In medical school, Humphries said she was taught when vaccines were due and that they are safe and effective. Humphries, who graduated from Temple University School of Medicine in 1993, said there was no dialogue about the science behind immunization or proof of why vaccines are safe and effective.
“There was never any discussion about any potential harm, and potential risk, what the contents [of vaccines] are, what the history was,” Humphries said. “Zero point zero is what we got as far as discussion goes.”
But Lyczko said enough evidence has been gathered regarding the effectiveness of vaccines that there is not a disagreement in the medical world when it comes to the safety of immunization.
“There isn’t a controversy,” Lyczko said. “There’s enough scientific evidence that shows the value of vaccination and that they are not harmful.”
Humphries said she adhered to the medical community’s view on vaccines until she observed problems with her patients she believed to be related to vaccines. She said these issues, and the lack of attention paid to them by higher-ups at her hospital, spurred her to research the issue of vaccination. Through her research, Humphries said she arrived at the view that the science behind vaccination doesn’t add up.
“My statement is, look, ‘what you’re hearing from the pro-vaccine people is unscientific and that there’s still a lot of questions about the safety and effectiveness of vaccines and parents should be told what we don’t know and what we do know,’” Humphries said.

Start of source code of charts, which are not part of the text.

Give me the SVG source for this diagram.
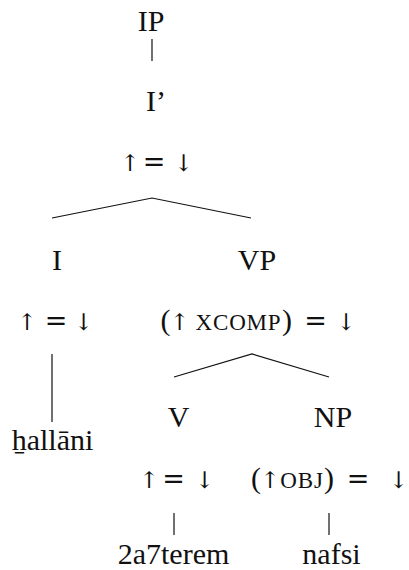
<svg xmlns="http://www.w3.org/2000/svg" width="409" height="570" viewBox="0 0 409 570">
<style>
.t{font-family:'Liberation Serif','DejaVu Serif',serif;font-size:30px;fill:#111;}
.a{font-family:'DejaVu Serif','DejaVu Sans',serif;font-size:23px;}
.q{font-family:'DejaVu Serif','DejaVu Sans',serif;font-size:27px;}
.m{text-anchor:middle;}
.sc{font-size:23px;letter-spacing:0.8px;}
line,polyline{stroke:#111;stroke-width:1.2;fill:none;}
</style>
<rect width="409" height="570" fill="#fff"/>
<g id="connectors">
<line x1="152" y1="39" x2="152" y2="61"/>
<polyline points="52,218 152,198 251,218"/>
<line x1="52" y1="354" x2="52" y2="422"/>
<polyline points="174,377 252,354 329,377"/>
<line x1="174" y1="513" x2="174" y2="535"/>
<line x1="329" y1="513" x2="329" y2="535"/>
</g>
<g id="IP"><text class="t m" x="151" y="31">IP</text></g>
<g id="Ibar">
<text class="t m" x="156" y="111">I’</text>
<text class="t m" y="171"><tspan class="a" x="130">↑</tspan><tspan class="q" x="154">=</tspan><tspan class="a" x="183.5">↓</tspan></text>
</g>
<g id="I">
<text class="t m" x="57" y="270">I</text>
<text class="t m" y="330"><tspan class="a" x="27">↑</tspan><tspan class="q" x="56">=</tspan><tspan class="a" x="83.5">↓</tspan></text>
</g>
<g id="VP">
<text class="t m" x="257" y="270">VP</text>
<text class="t m" y="330"><tspan x="165.5">(</tspan><tspan class="a" x="179.5">↑</tspan><tspan class="sc" x="238.5">XCOMP</tspan><tspan x="287">)</tspan><tspan class="q" x="315.5">=</tspan><tspan class="a" x="346">↓</tspan></text>
</g>
<g id="hallani"><text class="t m" x="52.5" y="450">ẖallāni</text></g>
<g id="V">
<text class="t m" x="178.5" y="427">V</text>
<text class="t m" y="488"><tspan class="a" x="149">↑</tspan><tspan class="q" x="173.5">=</tspan><tspan class="a" x="204.5">↓</tspan></text>
</g>
<g id="NP">
<text class="t m" x="333" y="427">NP</text>
<text class="t m" y="488"><tspan x="256">(</tspan><tspan class="a" x="270">↑</tspan><tspan class="sc" x="302">OBJ</tspan><tspan x="329">)</tspan><tspan class="q" x="358">=</tspan><tspan class="a" x="398.5">↓</tspan></text>
</g>
<g id="a7terem"><text class="t m" x="173.5" y="564">2a7terem</text></g>
<g id="nafsi"><text class="t m" x="331.5" y="564">nafsi</text></g>
</svg>
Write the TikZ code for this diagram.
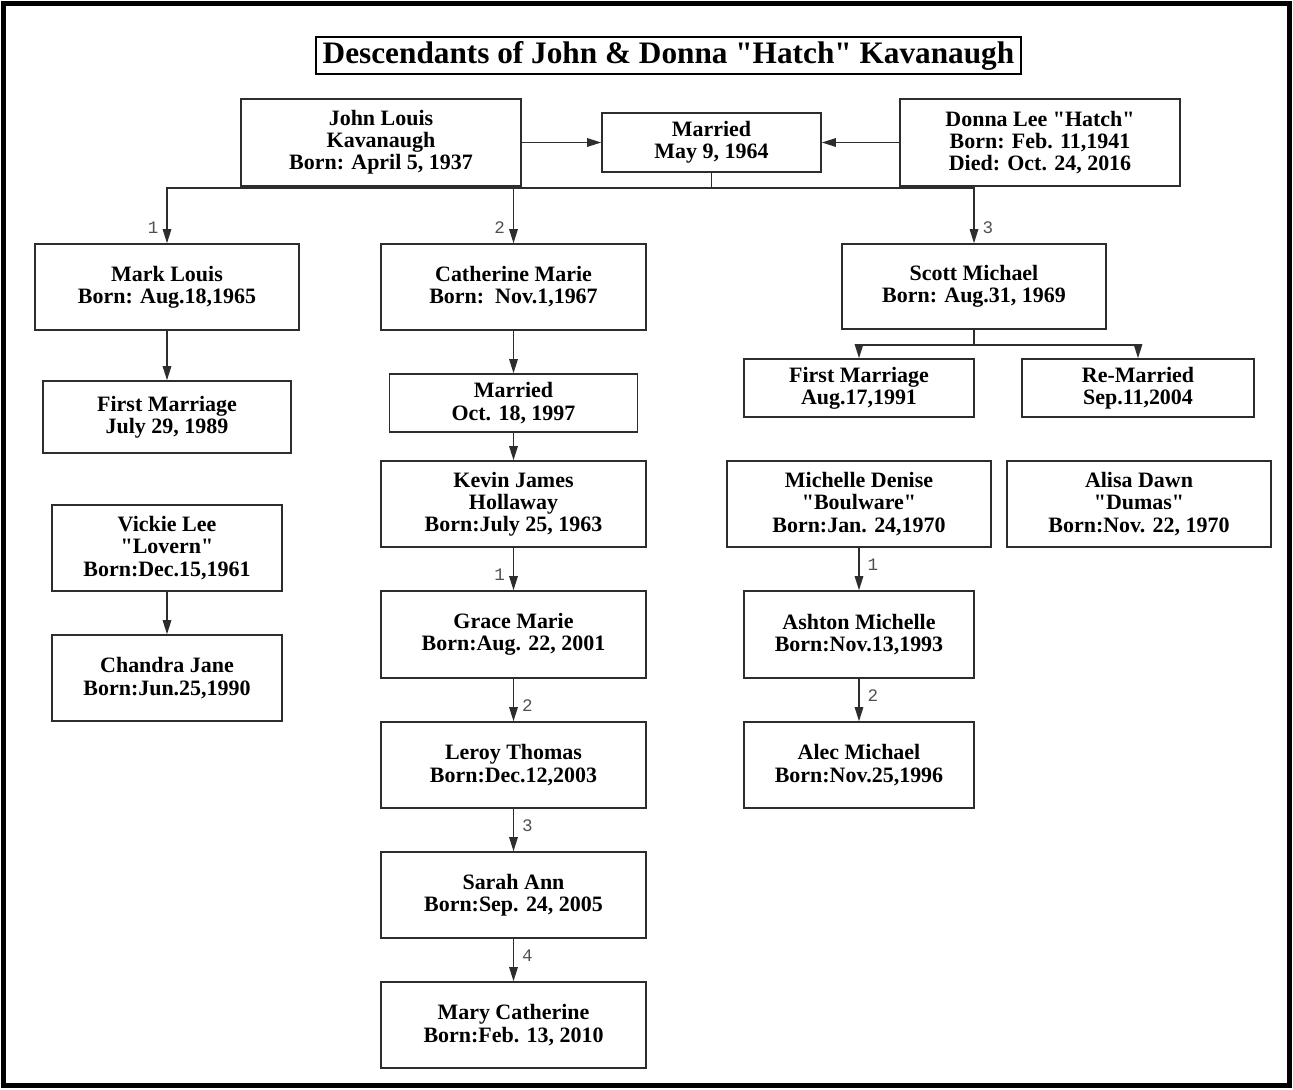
\documentclass[tikz,border=0pt]{standalone}
\usepackage{fontspec}
\setmainfont{Liberation Serif}[Ligatures=TeXOff]
\newfontfamily\monoFont{Liberation Mono}
\usetikzlibrary{arrows.meta}
\definecolor{lineColor}{RGB}{45,45,45}
\definecolor{labelColor}{RGB}{80,80,80}
\newcommand{\unitLength}{0.02cm}
\tikzstyle{chart} = [x = \unitLength, y = -\unitLength]
\tikzstyle{personBox} = [draw=lineColor, line width=0.9pt, fill=white, inner sep=0pt, align=center, font=\fontsize{12.5}{12.6}\selectfont\bfseries]
\tikzstyle{titleBox} = [draw=black, line width=1.6pt, inner sep=0pt, font=\fontsize{17.8}{20}\selectfont\bfseries]
\tikzstyle{treeLine} = [color=lineColor, line width=0.75pt]
\tikzstyle{treeArrow} = [treeLine, -{Triangle[length=2.8mm, width=1.7mm]}]
\tikzstyle{childNumber} = [font=\monoFont\fontsize{10}{10}\selectfont, text=labelColor, inner sep=4.5pt]
\newcommand{\familyBox}[6]{\node [personBox, minimum width = #4 * \unitLength, minimum height = #5 * \unitLength] (#1) at (#2, #3) {#6};}

\begin{document}
\begin{tikzpicture}[chart]
            \useasboundingbox (0,0) rectangle (1293,1089);
            \draw [line width=1mm] (3.5,3.5) rectangle (1289,1085.5);
            \node [titleBox, minimum width = 705 * \unitLength, minimum height = 37 * \unitLength] (title) at (668.5, 55.5) {Descendants of John \& Donna "Hatch" Kavanaugh};

            \familyBox{john}{381}{142.5}{280}{87}{John Louis\\Kavanaugh\\Born: April 5, 1937}
            \familyBox{married}{711.5}{142.5}{219}{59}{Married\\May 9, 1964}
            \familyBox{donna}{1040}{142.5}{280}{87}{Donna Lee "Hatch"\\Born: Feb. 11,1941\\Died: Oct. 24, 2016}

            \familyBox{mark}{167}{287}{264}{86}{Mark Louis\\Born: Aug.18,1965}
            \familyBox{catherine}{513.5}{287}{265}{86}{Catherine Marie\\Born:\ \ Nov.1,1967}
            \familyBox{scott}{974}{286.5}{264}{85}{Scott Michael\\Born: Aug.31, 1969}

            \familyBox{markMarriage}{167}{417}{248}{72}{First Marriage\\July 29, 1989}
            \familyBox{vickie}{167}{548}{230}{86}{Vickie Lee\\"Lovern"\\Born:Dec.15,1961}
            \familyBox{chandra}{167}{678}{230}{86}{Chandra Jane\\Born:Jun.25,1990}

            \familyBox{cathMarried}{513.5}{403}{248}{58}{Married\\Oct. 18, 1997}
            \familyBox{kevin}{513.5}{504}{265}{86}{Kevin James\\Hollaway\\Born:July 25, 1963}
            \familyBox{grace}{513.5}{634.5}{265}{87}{Grace Marie\\Born:Aug. 22, 2001}
            \familyBox{leroy}{513.5}{765}{265}{86}{Leroy Thomas\\Born:Dec.12,2003}
            \familyBox{sarah}{513.5}{895}{265}{86}{Sarah Ann\\Born:Sep. 24, 2005}
            \familyBox{mary}{513.5}{1025}{265}{86}{Mary Catherine\\Born:Feb. 13, 2010}

            \familyBox{scottMarriage}{859}{388}{230}{58}{First Marriage\\Aug.17,1991}
            \familyBox{scottRemarried}{1138}{388}{232}{58}{Re-Married\\Sep.11,2004}
            \familyBox{michelle}{859}{504}{264}{86}{Michelle Denise\\"Boulware"\\Born:Jan. 24,1970}
            \familyBox{alisa}{1139}{504}{264}{86}{Alisa Dawn\\"Dumas"\\Born:Nov. 22, 1970}
            \familyBox{ashton}{859}{634.5}{230}{87}{Ashton Michelle\\Born:Nov.13,1993}
            \familyBox{alec}{859}{765}{230}{86}{Alec Michael\\Born:Nov.25,1996}

            \draw [treeArrow] (john) -- (married);
            \draw [treeArrow] (donna) -- (married);
            \coordinate (parentsBus) at (711.5, 188);
            \draw [treeLine] (married) -- (parentsBus);
            \draw [treeArrow] (parentsBus) -| node [childNumber, left, pos=0.86] {1} (mark);
            \draw [treeArrow] (parentsBus) -| node [childNumber, left, pos=0.86] {2} (catherine);
            \draw [treeArrow] (parentsBus) -| node [childNumber, right, pos=0.86] {3} (scott);

            \draw [treeArrow] (mark) -- (markMarriage);
            \draw [treeArrow] (vickie) -- (chandra);

            \draw [treeArrow] (catherine) -- (cathMarried);
            \draw [treeArrow] (cathMarried) -- (kevin);
            \draw [treeArrow] (kevin) -- node [childNumber, left, pos=0.64] {1} (grace);
            \draw [treeArrow] (grace) -- node [childNumber, right, pos=0.64] {2} (leroy);
            \draw [treeArrow] (leroy) -- node [childNumber, right, pos=0.39] {3} (sarah);
            \draw [treeArrow] (sarah) -- node [childNumber, right, pos=0.41] {4} (mary);

            \coordinate (scottBus) at (974, 345);
            \draw [treeLine] (scott) -- (scottBus);
            \draw [treeArrow] (scottBus) -| (scottMarriage);
            \draw [treeArrow] (scottBus) -| (scottRemarried);
            \draw [treeArrow] (michelle) -- node [childNumber, right, pos=0.41] {1} (ashton);
            \draw [treeArrow] (ashton) -- node [childNumber, right, pos=0.39] {2} (alec);
          \end{tikzpicture}
\end{document}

She said people need to be better informed about the science of vaccines, and not just told that they are safe and effective.
However, Schaffer said the medical community has to combat what he believes are misconceptions people have about the impacts of vaccines.
In 1998, a study was published arguing there was a link between autism and the administration of the measles, mumps and rubella vaccine. The study has been widely discredited as fraudulent by the medical community. In 2010, the study was retracted, and its author, Andrew Wakefield, had his medical license revoked.
Schaffer said some people still make a connection between vaccines and conditions such as autism. Lyczko said it’s unfortunate that many parents are fearful about vaccines, because she said immunization has saved countless lives.
“Immunization and vaccination is one of the greatest public health achievements of the 20th century,” Lyczko said.
However, Humphries said the Wakefield study is just one example of how those who question the safety and effectiveness of vaccines are treated by the medical establishment. She said many doctors are afraid to oppose vaccines, for fear of being discredited by the medical community.
“It’s a hot potato that a lot of doctors don’t want to touch,” she said of vaccination. “So a lot of doctors do know there’s a problem.”
Lyczko said an additional aspect of the vaccination debate is the protection of the overall population, not just the individual. Powers said this is one reason she has her child vaccinated and believes others should do the same.
“To the anti-vaccination people, I know they’re trying to do the right thing for their kids, but I would like to ask them that they think about other kids too,” Powers said. “Because they’re babies too young to be vaccinated, there are people who really can’t be vaccinated for medical reasons. And getting your kid vaccinated helps protect everybody.”
However, Lyczko said a lot of people have become complacent about vaccinating their kids because many of the diseases that used to afflict children, such as polio, have been wiped out in the United States. While she said the reason these diseases have been eradicated is because of vaccines, she added this has made parents more apathetic about immunizing their children and more unaware of the consequences if they don’t.
“A lot of times, parents today haven’t been exposed or heard about what can happen when someone has some of those diseases,” Lyczko said.
*Name has been changed to protect anonymity.